Star Light, Star Bright

Too often, I think I’ve got this whole world figured out.

I think I know where I’m going, what I’m doing and where I’m supposed to be. And then, I sit outside on a a star-filled night and realize that I’ve ventured off base – again.

So, I put my world back into perspective on Sunday night on my way home from a weekend at my parents’ house.

I stared out the window of my truck for an extended period of time and said, “You know, looking at the stars makes me feel really small.”

My world is put in perspective when I realize that I am just this little tiny part of a big huge universe.

I realize that life beyond me abounds in ways I’ll never fully understand. And I realize that I don’t often expand my world enough.

I had a high school friend share a quote with me once. I’m not sure where she got it or why, but it lives with me yet today as I stare up at the sky.

“You make your world so much bigger just by acknowledging everyone elses.”

But why should I, a newspaper editor, have trouble acknowledging the worlds of other people? After all people are my business.

Actually, in this commerce-driven, consumer-based society, people are the mainstay of many businesses. My point is that they should be more.

Not that they shouldn’t be the basis of these businesses, but that’s not all they should be.

In the newspaper business, people are often seen as the stories they can tell.The school bus driver can tell the story of the muddy wet country roads this winter. A four-year-old child can tell of what he wants for Christmas this year. The father of an active soldier can tell of how he misses his son this season. In this business, we care a lot about this information.

But caring about these tidbits of life does not mean we’re acknowledging the worlds of these people. We’re acknowledging the small part of their world that relates to us. We’re not looking at their world through their eyes, but we should be.
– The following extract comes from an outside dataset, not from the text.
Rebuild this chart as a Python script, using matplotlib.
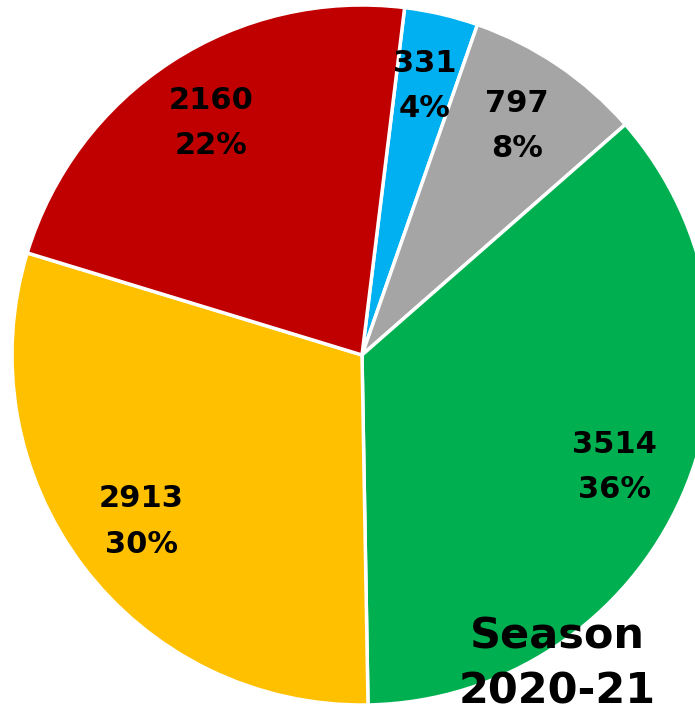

The soldier’s father also has a daughter who is getting married this week. He has three grandchildren who will be getting a puppy for Christmas. He and his wife just celebrated their 30th wedding anniversary last week. He’s got pain in his knee that the doctors just can’t seem to identify. And he loves strawberry ice cream, although he has a difficult time finding it in the store.

This is just a little bit more about the world of one man.

It would take a dozen columns to begin to do justice to the wonder and beauty of his world.

And I hope that like me, he realizes he’s not alone, but that he is one star among millions that shines down on this earth, helping us see the beauty of the whole sky.